Constitui-se uma nova sociabilidade que contrapõe diferentes visões de mundo e valores sociais, colocando em xeque os princípios de igualdade, liberdade e fraternidade, que nortearam a sociedade desde o final do século 18. O que vigora atualmente é a insegurança, o medo e a desconfiança, que se expressam na epidemia de casos de depressão e ansiedade. A crença na prosperidade foi substituída pelo pragmatismo, pelo cinismo e pelo egoísmo. A esperança de construir um futuro melhor como sociedade foi suplantada pela proteção da família, da religião e do esforço individual para crescer na vida.
A extrema-direita conseguiu captar a profundidade da crise econômica e política e as mudanças sociais e ideológicas das últimas quatro décadas. Apresenta-se como anti-sistema diante da descrença geral com a crise econômica.
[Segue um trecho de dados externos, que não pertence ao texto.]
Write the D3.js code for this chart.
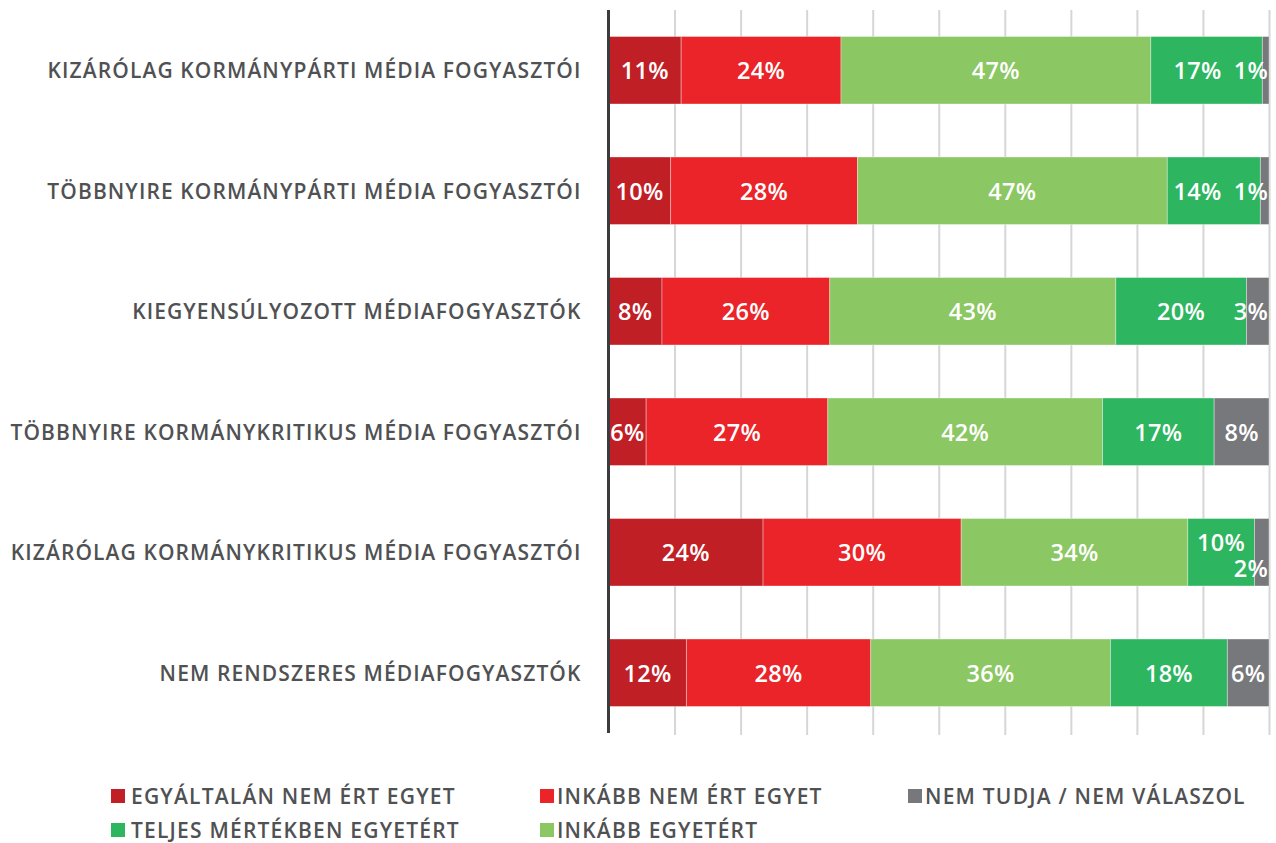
<!DOCTYPE html>
<html>
<head>
<meta charset="utf-8">
<script src="https://cdn.jsdelivr.net/npm/d3@7"></script>
<style>
  body { margin: 0; background: #fff; }
  svg text { font-family: "Open Sans", "DejaVu Sans", sans-serif; }
</style>
</head>
<body>
<div id="chart"></div>
<script>
// kategóriák (felülről lefelé)
const categories = [
  "KIZÁRÓLAG KORMÁNYPÁRTI MÉDIA FOGYASZTÓI",
  "TÖBBNYIRE KORMÁNYPÁRTI MÉDIA FOGYASZTÓI",
  "KIEGYENSÚLYOZOTT MÉDIAFOGYASZTÓK",
  "TÖBBNYIRE KORMÁNYKRITIKUS MÉDIA FOGYASZTÓI",
  "KIZÁRÓLAG KORMÁNYKRITIKUS MÉDIA FOGYASZTÓI",
  "NEM RENDSZERES MÉDIAFOGYASZTÓK"
];

// sávok hossza (a képről becsülve)
const egyaltalanNem = [11.0, 9.4, 8.1, 5.7, 23.4, 11.8];
const inkabbNem     = [24.2, 28.3, 25.4, 27.5, 30.0, 27.9];
const inkabbEgyet   = [46.9, 46.9, 43.3, 41.6, 34.3, 36.3];
const teljesen      = [16.9, 14.1, 19.8, 16.9, 10.1, 17.7];
const nemTudja      = [1.0, 1.3, 3.4, 8.3, 2.2, 6.3];

// a sávokra írt (kerekített) számok
const shownEgyaltalan = [11, 10, 8, 6, 24, 12];
const shownInkabbNem  = [24, 28, 26, 27, 30, 28];
const shownInkabbEgy  = [47, 47, 43, 42, 34, 36];
const shownTeljesen   = [17, 14, 20, 17, 10, 18];
const shownNemTudja   = [1, 1, 3, 8, 2, 6];

const xTicks = [10, 20, 30, 40, 50, 60, 70, 80, 90, 100];

const series = [
  { key: "egyaltalan", name: "EGYÁLTALÁN NEM ÉRT EGYET", color: "#c11f26", values: egyaltalanNem, shown: shownEgyaltalan },
  { key: "inkabbNem", name: "INKÁBB NEM ÉRT EGYET", color: "#ea2428", values: inkabbNem, shown: shownInkabbNem },
  { key: "inkabbEgy", name: "INKÁBB EGYETÉRT", color: "#8bc762", values: inkabbEgyet, shown: shownInkabbEgy },
  { key: "teljesen", name: "TELJES MÉRTÉKBEN EGYETÉRT", color: "#2db560", values: teljesen, shown: shownTeljesen },
  { key: "nemTudja", name: "NEM TUDJA / NEM VÁLASZOL", color: "#76787b", values: nemTudja, shown: shownNemTudja }
];

const legendOrder = ["egyaltalan", "inkabbNem", "nemTudja", "teljesen", "inkabbEgy"];

const textGray = "#505153";

const table = categories.map((c, i) => {
  const row = { cat: c, i: i };
  series.forEach(s => { row[s.key] = s.values[i]; });
  return row;
});

const W = 1276, H = 843;
const margin = { top: 10, right: 7, bottom: 110, left: 608.5 };

const svg = d3.select("#chart").append("svg")
  .attr("width", W)
  .attr("height", H);

const x = d3.scaleLinear().domain([0, 100]).range([margin.left, W - margin.right]);
const y = d3.scaleBand().domain(categories)
  .range([margin.top, H - margin.bottom])
  .paddingInner(0.44)
  .paddingOuter(0.22);

// rácsvonalak
const grid = svg.append("g")
  .attr("transform", "translate(0," + margin.top + ")")
  .call(d3.axisBottom(x).tickValues(xTicks).tickSize(H - margin.bottom - margin.top + 2).tickFormat(""));
grid.select(".domain").remove();
grid.selectAll(".tick line").attr("stroke", "#d6d6d6").attr("stroke-width", 2);

// kategória feliratok
svg.append("g").selectAll("text")
  .data(categories)
  .join("text")
  .attr("x", margin.left - 27)
  .attr("y", d => y(d) + y.bandwidth() / 2)
  .attr("text-anchor", "end")
  .attr("dominant-baseline", "central")
  .attr("fill", textGray)
  .attr("font-size", 21)
  .attr("font-weight", 600)
  .attr("letter-spacing", 1.1)
  .text(d => d);

const stacked = d3.stack().keys(series.map(s => s.key))(table);

const layers = svg.append("g").selectAll("g")
  .data(stacked)
  .join("g")
  .attr("fill", (d, i) => series[i].color);

layers.selectAll("rect")
  .data(d => d)
  .join("rect")
  .attr("x", d => x(d[0]))
  .attr("y", d => y(d.data.cat))
  .attr("width", d => x(d[1]) - x(d[0]))
  .attr("height", y.bandwidth())
  .attr("stroke", "rgba(255,255,255,0.35)")
  .attr("stroke-width", 1);

// függőleges tengely
svg.append("line")
  .attr("x1", margin.left).attr("x2", margin.left)
  .attr("y1", margin.top).attr("y2", H - margin.bottom)
  .attr("stroke", "#3b3c3e")
  .attr("stroke-width", 3);

// százalék feliratok
const labelG = svg.append("g");
stacked.forEach((layer, si) => {
  const s = series[si];
  layer.forEach((d, i) => {
    const t = labelG.append("text")
      .attr("class", "lab row" + i)
      .attr("y", y(d.data.cat) + y.bandwidth() / 2)
      .attr("dominant-baseline", "central")
      .attr("fill", "#fff")
      .attr("font-size", 23.5)
      .attr("font-weight", 600)
      .attr("letter-spacing", 0.3)
      .datum({ x0: x(d[0]), x1: x(d[1]) })
      .text(s.shown[i] + "%");
    const w = t.node().getComputedTextLength();
    const segW = x(d[1]) - x(d[0]);
    if (si === series.length - 1 && w > segW) {
      t.attr("x", x(100) - 1).attr("text-anchor", "end");
    } else {
      t.attr("x", (x(d[0]) + x(d[1])) / 2).attr("text-anchor", "middle");
    }
  });
});

// ha az utolsó két felirat túl közel van: balra toljuk, vagy szétcsúsztatjuk
const minGap = 12;
categories.forEach((c, i) => {
  const labs = labelG.selectAll(".row" + i).nodes();
  const prev = d3.select(labs[labs.length - 2]);
  const a = labs[labs.length - 2].getBBox();
  const b = labs[labs.length - 1].getBBox();
  const need = a.x + a.width + minGap - b.x;
  if (need > 0) {
    if (a.x - need >= prev.datum().x0 + 4) {
      prev.attr("x", +prev.attr("x") - need);
    } else {
      const cy = y(c) + y.bandwidth() / 2;
      prev.attr("y", cy - 10);
      d3.select(labs[labs.length - 1]).attr("y", cy + 16);
    }
  }
});

// jelmagyarázat
const legendX = [111, 540, 908];
const legendY = [796, 830];
const legend = svg.append("g").selectAll("g")
  .data(legendOrder.map(k => series.find(s => s.key === k)))
  .join("g")
  .attr("transform", (d, i) => "translate(" + legendX[i % 3] + "," + legendY[Math.floor(i / 3)] + ")");

legend.append("rect")
  .attr("x", 0).attr("y", -7)
  .attr("width", 14).attr("height", 14)
  .attr("fill", d => d.color);

legend.append("text")
  .attr("x", d => d.key === "egyaltalan" || d.key === "teljesen" ? 20 : 17)
  .attr("y", 0)
  .attr("dominant-baseline", "central")
  .attr("fill", textGray)
  .attr("font-size", 21)
  .attr("font-weight", 600)
  .attr("letter-spacing", 1.2)
  .text(d => d.name);
</script>
</body>
</html>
Resgata o “fantasma do comunismo” para exaltar a propriedade privada e a liberdade de mercado, radicalizando os valores neoliberais.
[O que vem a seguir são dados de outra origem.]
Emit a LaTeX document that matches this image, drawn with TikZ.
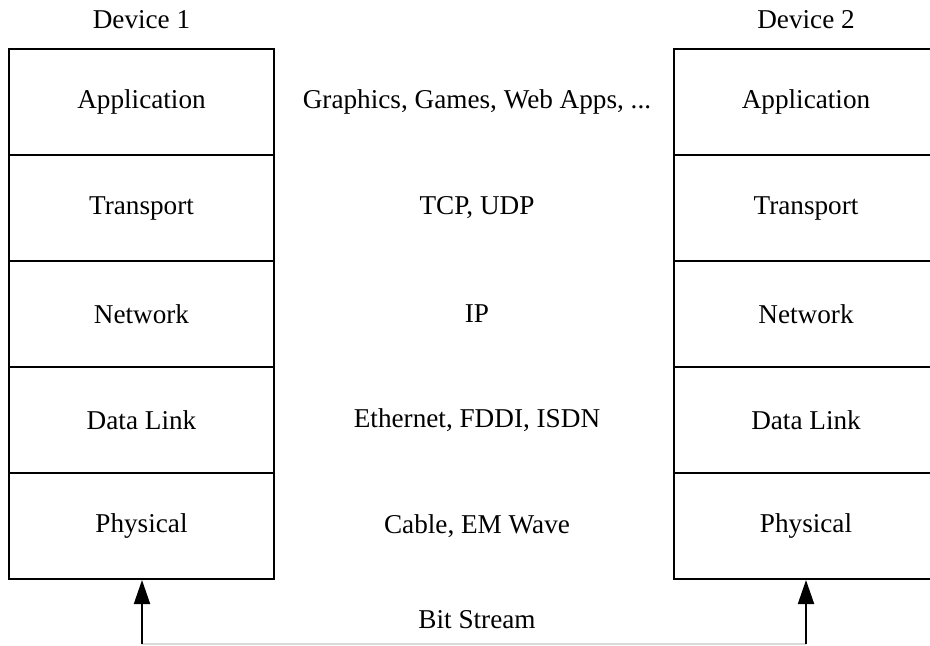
\documentclass[tikz,border=0pt]{standalone}
\usepackage{fontspec}
\setmainfont{Liberation Serif}
\usetikzlibrary{arrows.meta}

\begin{document}
\begin{tikzpicture}[
    x=0.5pt, y=-0.5pt,
    font=\fontsize{13.6}{16}\selectfont,
    % One protocol layer: all boxes share the same size
    layer/.style={draw=black, line width=1pt, minimum width=132.5pt,
                  minimum height=53pt, inner sep=0pt, align=center},
    % Plain text labels
    lbl/.style={inner sep=1pt, align=center},
    % Arrows
    arr/.style={-{Triangle[length=12pt, width=8pt]}, line width=1pt, draw=black},
    link/.style={draw=black!15, line width=0.6pt},
]

% px grid: width 930, height 645; rows 106 high starting at y = 49
% stack centres x = 141.5 (left), 806 (right); labels centred at x = 477
\clip (0,0) rectangle (930,645);

%% ── Left stack: Device 1 ──
\node[lbl]            (dev1) at (141.5, 20) {Device 1};
\node[layer]          (app1) at (141.5, 102) {Application};
\node[layer]          (tra1) at (141.5, 208) {Transport};
\node[layer]          (net1) at (141.5, 314) {Network};
\node[layer]          (dl1)  at (141.5, 420) {Data Link};
\node[layer]          (phy1) at (141.5, 526) {Physical};

%% ── Right stack: Device 2 ──
\node[lbl]            (dev2) at (806, 20) {Device 2};
\node[layer]          (app2) at (806, 102) {Application};
\node[layer]          (tra2) at (806, 208) {Transport};
\node[layer]          (net2) at (806, 314) {Network};
\node[layer]          (dl2)  at (806, 420) {Data Link};
\node[layer]          (phy2) at (806, 526) {Physical};

%% ── Protocols between the stacks ──
\node[lbl] (papp) at (477, 102) {Graphics, Games, Web Apps, ...};
\node[lbl] (ptra) at (477, 208) {TCP, UDP};
\node[lbl] (pnet) at (477, 314) {IP};
\node[lbl] (pdl)  at (477, 420) {Ethernet, FDDI, ISDN};
\node[lbl] (pphy) at (477, 526) {Cable, EM Wave};

%% ── Bit stream along the bottom ──
\coordinate (bs1) at (142, 644);
\coordinate (bs2) at (806, 644);
\node[lbl] (bits) at (477, 620) {Bit Stream};

\draw[link] (bs1) -- (bs2);
\draw[arr] (bs1) -- (bs1 |- phy1.south);
\draw[arr] (bs2) -- (phy2.south);

\end{tikzpicture}
\end{document}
Aproveita os processos eleitorais para desqualificar a política e capitalizar com a frustração com a democracia liberal. Desqualifica a defesa do Estado para justificar as injustiças e a desigualdade social. Faz referência a um passado idealizado de prosperidade para associar à crise atual os avanços dos direitos das mulheres, negros e LGBTQIA+. Utiliza o discurso de violência para surfar nos algoritmos e repercutir nas redes sociais.
Enquanto as bases da proliferação da direita neofascista não forem modificadas, figuras como Marçal serão cada vez mais comuns no Brasil e no mundo.
O deslocamento da esquerda para o centro reforça a associação com o “sistema” e deixa a pista aberta para a extrema-direita aproveitar a insatisfação crescente com a democracia liberal e com o neoliberalismo.
A derrota da extrema-direita passa, necessariamente, pelo combate aberto ao neoliberalismo, por uma política de mudanças efetivas dos governos de esquerda para atender as demandas das maiorias, pela construção de uma nova democracia com o resgate do princípio da soberania popular e pela disputa frontal de ideias, valores e projetos de sociedade.
(*) Igor Felippe Santos é jornalista e analista político com atuação nos movimentos populares.